O longa sobre o pai da bomba atômica encaixa como uma luva dentro da filmografia de Christopher Nolan. O diretor utiliza conceitos que já havia utilizado em filmes anteriores e rejeita outras questões que não foram tão eficientes, fato esse que transforma Oppenheimer num grande apanhado de ensinamentos sobre as vontades e os gostos da indústria e do próprio Nolan. 

Seu filme anterior, Tenet (2020) foi um fracasso de bilheterias, e isso se deve tanto pela questão pandêmica, que afastava os espectadores das salas de cinema, quanto pela complexidade científica-fantasiosa que o filme gera. Já no longa de 2023, a ciência é explicada com seus conhecimentos básicos e é possível compreender o que foi falado. Não havia a expectativa de que o apreciador de filmes soubesse detalhadamente os preceitos da física quântica nuclear, enquanto Tenet explorou exageradamente as questões sobre entropia de maneira caótica. 

A sua ideia de trazer duas linhas do tempo e perspectivas de visão dos personagens também é reciclada. Em Amnésia (Memento, 2001), o diretor já havia aplicado esse estilo para acompanhar a história de um homem que sofre de amnésia anterógrada. 

Nolan ainda conseguiu se manter extremamente coerente com a sua proposta histórica e política, algo que acabou descontinuado em Interestelar (Interstellar, 2014), com seu final destoante ao desenrolar científico. Além disso, o diretor traz de volta as discussões morais e éticas como tema central, assim como fez em Batman: Cavaleiro das Trevas (The Dark Knight, 2008) e A Origem (Inception, 2010).

Para recriar o projeto Trinity, primeiro teste de explosão nuclear do programa Manhattan, a produção contou com uma mistura de produtos químicos para não utilizar CGI. [Imagem: Divulgação/Universal Pictures]

Outros elementos que são as marcas do diretor, como a questão dos efeitos visuais – foi reproduzido nesse filme uma explosão real para se assemelhar a uma bomba nuclear, sem computação gráfica – e o seu interesse em brincar com o tempo dos fatos, estão em ênfase na narrativa. 

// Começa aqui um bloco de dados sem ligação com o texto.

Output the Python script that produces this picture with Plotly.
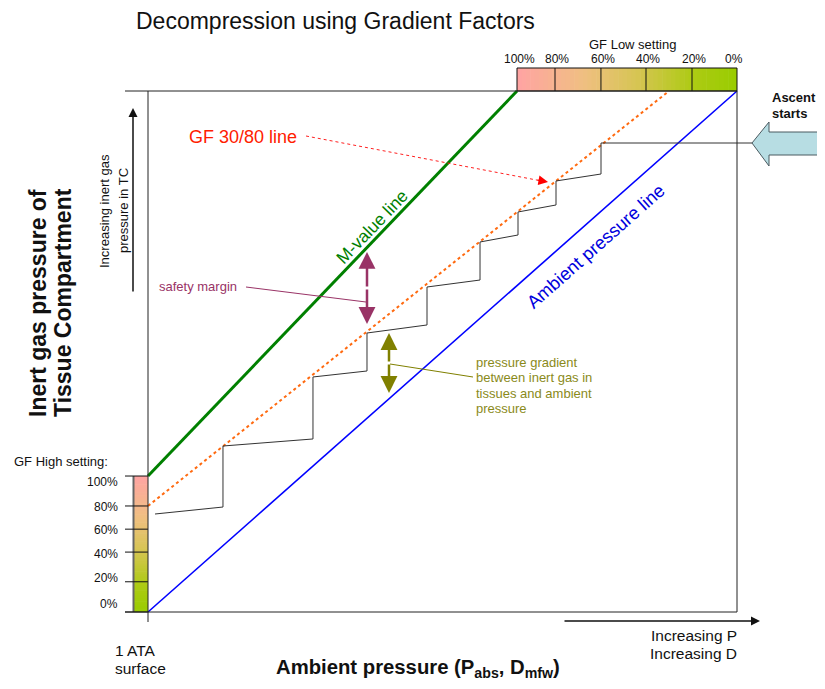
import plotly.graph_objects as go

# ---------------- data (chart units: ambient pressure 0..1, tissue pressure 0..1) -------------
ambient_x = [0.0, 1.0]
ambient_y = [0.0, 1.0]
mvalue_x = [0.0, 0.6265]
mvalue_y = [0.261, 1.0]
gf_line_x = [0.0, 0.8846]
gf_line_y = [0.2035, 1.0]
profile_x = [1.0255, 0.7691, 0.7691, 0.6927, 0.6927, 0.6282, 0.6282, 0.5637, 0.5637,
             0.4737, 0.4737, 0.3718, 0.3718, 0.2801, 0.2801, 0.1273, 0.1273, 0.0119]
profile_y = [0.9002, 0.9002, 0.8407, 0.8273, 0.7812, 0.7678, 0.7236, 0.7102, 0.6372,
             0.6238, 0.5509, 0.5355, 0.4626, 0.4511, 0.3321, 0.3186, 0.2015, 0.1881]
gf_low_labels = ["100%", "80%", "60%", "40%", "20%", "0%"]
gf_low_bounds = [0.6265, 0.691, 0.769, 0.8455, 0.9236, 1.0]
gf_high_labels = ["100%", "80%", "60%", "40%", "20%", "0%"]
gf_high_ticks = [0.261, 0.2035, 0.159, 0.115, 0.058, 0.0]

# ---------------- layout helpers (reference pixel -> chart units) ----------------
VW, VH = 825, 689      # window size
OFF = 8                # page body margin
W, H = VW - OFF, VH - OFF
L, R, T, B = 148, 737, 91, 612


def X(px):
    return (px - L) / (R - L)


def Y(py):
    return (B - py) / (B - T)


def PX(x):
    return L + x * (R - L)


def PY(y):
    return B - y * (B - T)


FONT = "Liberation Sans, Arial, sans-serif"

fig = go.Figure()
shapes = []
ann = []


def line(x0, y0, x1, y1, color="#222", width=1, dash=None):
    d = dict(type="line", xref="x", yref="y", x0=X(x0), y0=Y(y0), x1=X(x1), y1=Y(y1),
             line=dict(color=color, width=width))
    if dash:
        d["line"]["dash"] = dash
    shapes.append(d)


def text(px, py, s, size, color="#111", xanchor="center", angle=0, bold=False):
    if bold:
        s = "<b>" + s + "</b>"
    ann.append(dict(x=X(px), y=Y(py), text=s, showarrow=False, textangle=angle,
                    font=dict(size=size, color=color), xanchor=xanchor, yanchor="middle"))


def arrow(hx, hy, tx, ty, color, width, size=1.1):
    ann.append(dict(x=X(hx), y=Y(hy), ax=X(tx), ay=Y(ty), axref="x", ayref="y", xref="x", yref="y",
                    text="", showarrow=True, arrowhead=2, arrowsize=size, arrowwidth=width,
                    arrowcolor=color))


def lerp_color(stops, t):
    for i in range(len(stops) - 1):
        t0, c0 = stops[i]
        t1, c1 = stops[i + 1]
        if t0 <= t <= t1:
            f = (t - t0) / (t1 - t0) if t1 > t0 else 0
            a = [int(c0[k:k + 2], 16) for k in (1, 3, 5)]
            b = [int(c1[k:k + 2], 16) for k in (1, 3, 5)]
            c = [round(a[j] + (b[j] - a[j]) * f) for j in range(3)]
            return "rgb(%d,%d,%d)" % tuple(c)
    return stops[-1][1]


grad = [(0.0, "#ffa3a3"), (0.3, "#f0bf82"), (0.55, "#d6c552"), (0.8, "#adcb14"), (1.0, "#99cc00")]

# GF Low gradient bar (top)
gl_x0, gl_x1 = PX(gf_low_bounds[0]), PX(gf_low_bounds[-1])
N = 50
for i in range(N):
    a = gl_x0 + (gl_x1 - gl_x0) * i / N
    b = gl_x0 + (gl_x1 - gl_x0) * (i + 1) / N + 0.6
    shapes.append(dict(type="rect", xref="x", yref="y", x0=X(a), x1=X(min(b, gl_x1)), y0=Y(68), y1=Y(91),
                       fillcolor=lerp_color(grad, (i + 0.5) / N), line=dict(width=0), layer="below"))
shapes.append(dict(type="rect", xref="x", yref="y", x0=X(gl_x0), x1=X(gl_x1), y0=Y(68), y1=Y(91),
                   line=dict(color="#111", width=1), fillcolor="rgba(0,0,0,0)"))
for bx in gf_low_bounds[1:-1]:
    line(PX(bx), 68, PX(bx), 91, "#111", 1)
for lab, bx in zip(gf_low_labels, gf_low_bounds):
    text(PX(bx) + (2 if lab != "0%" else -3), 59, lab, 12)
text(632, 44, "GF Low setting", 13)

# GF High gradient bar (left)
gh_y0, gh_y1 = PY(gf_high_ticks[0]), PY(gf_high_ticks[-1])
for i in range(N):
    a = gh_y0 + (gh_y1 - gh_y0) * i / N
    b = gh_y0 + (gh_y1 - gh_y0) * (i + 1) / N + 0.6
    shapes.append(dict(type="rect", xref="x", yref="y", x0=X(133), x1=X(148), y0=Y(a), y1=Y(min(b, gh_y1)),
                       fillcolor=lerp_color(grad, (i + 0.5) / N), line=dict(width=0), layer="below"))
line(133.5, gh_y0, 133.5, gh_y1, "#666", 2)
for tv in gf_high_ticks:
    line(125, PY(tv), 148, PY(tv), "#111", 1)
hi_label_py = [482, 507, 530, 554, 578, 604]
for lab, py in zip(gf_high_labels, hi_label_py):
    text(120, py, lab, 12, xanchor="right")
text(12, 461, "GF High setting:", 13, xanchor="left")

# plot frame
line(125, 91, 737, 91, "#222", 1)
line(148, 91, 148, 622, "#222", 1)
line(737, 91, 737, 612, "#222", 1)
line(125, 612, 737, 612, "#222", 1)

# ---------------- traces ----------------
fig.add_trace(go.Scatter(x=ambient_x, y=ambient_y, mode="lines", line=dict(color="#0000ff", width=1.6),
                         hoverinfo="skip", showlegend=False))
fig.add_trace(go.Scatter(x=gf_line_x, y=gf_line_y, mode="lines", line=dict(color="#ff6a10", width=2, dash="dot"),
                         hoverinfo="skip", showlegend=False))
fig.add_trace(go.Scatter(x=profile_x, y=profile_y, mode="lines", line=dict(color="#333", width=1),
                         hoverinfo="skip", showlegend=False))
fig.add_trace(go.Scatter(x=mvalue_x, y=mvalue_y, mode="lines", line=dict(color="#008000", width=3),
                         hoverinfo="skip", showlegend=False))

# ---------------- annotations ----------------
text(335, 21, "Decompression using Gradient Factors", 23)

# y-axis title and arrow
text(38, 303, "Inert gas pressure of", 23, angle=-90, bold=True)
text(63, 303, "Tissue Compartment", 23, angle=-90, bold=True)
text(104, 211, "Increasing inert gas", 13, angle=-90)
text(123, 211, "pressure in TC", 13, angle=-90)
arrow(133, 108, 133, 293, "#111", 1.5, 1.2)

# x-axis title and arrow
text(418, 668, "Ambient pressure (P<sub>abs</sub>, D<sub>mfw</sub>)", 20.3, bold=True)
text(113, 650, "1 ATA", 15.5, xanchor="left")
text(113, 668, "surface", 15.5, xanchor="left")
text(739, 635, "Increasing P", 15.5, xanchor="right")
text(739, 653, "Increasing D", 15.5, xanchor="right")
arrow(760, 621, 563, 621, "#111", 1.5, 1.2)

# line labels
text(372, 227, "M-value line", 17.5, color="#008000", angle=-46.2)
text(595, 246, "Ambient pressure line", 18.3, color="#0000dd", angle=-41.5)

# GF 30/80 line label + dotted red pointer
text(187, 137, "GF 30/80 line", 18, color="#ff2000", xanchor="left")
line(306, 136, 547, 182, "#ff2020", 1, "dot")
ann.append(dict(x=X(548), y=Y(182), ax=-12, ay=-2.3, xref="x", yref="y",
                text="", showarrow=True, arrowhead=2, arrowsize=1.6, arrowwidth=1.2, arrowcolor="#ff0000"))

# safety margin double arrow
PURP = "#993366"
for ty in (252, 324):
    arrow(367, ty, 367, 288, PURP, 2.5, 1.35)
text(157, 286, "safety margin", 13, color=PURP, xanchor="left")
line(246, 287, 366, 302, PURP, 1)

# pressure gradient double arrow
OLIVE = "#808000"
for ty in (333, 393):
    arrow(389, ty, 389, 363, OLIVE, 2.5, 1.35)
line(390, 364, 473, 377, OLIVE, 1)
for s, py in zip(["pressure gradient", "between inert gas in", "tissues and ambient", "pressure"],
                 [362, 377.5, 393, 408.5]):
    text(474, py, s, 13, color="#8a8a1a", xanchor="left")

# Ascent starts arrow
pts = [(752, 143), (769, 122), (769, 132), (820, 132), (820, 155), (769, 155), (769, 166)]
path = "M " + " L ".join("%f,%f" % (X(px), Y(py)) for px, py in pts) + " Z"
shapes.append(dict(type="path", xref="x", yref="y", path=path, fillcolor="#b7dde3",
                   line=dict(color="#4a5a60", width=1)))
text(770, 97, "Ascent", 13, xanchor="left", bold=True)
text(770, 113, "starts", 13, xanchor="left", bold=True)

fig.update_layout(
    width=W, height=H, margin=dict(l=0, r=0, t=0, b=0),
    paper_bgcolor="white", plot_bgcolor="white",
    font=dict(family=FONT),
    xaxis=dict(range=[X(OFF), X(VW)], visible=False, fixedrange=True),
    yaxis=dict(range=[Y(VH), Y(OFF)], visible=False, fixedrange=True),
    shapes=shapes, annotations=ann, showlegend=False,
)
fig.write_html("out.html")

É importante ressaltar que, caso o espectador não se impressione com outras obras do diretor, talvez esse não seja o filme mais indicado para os seus gostos. Mas é certo que Oppenheimer desponta como uma construção de anos de trabalho do diretor na indústria cinematográfica, e é nesse longa que Nolan coloca seu conhecimento à prova.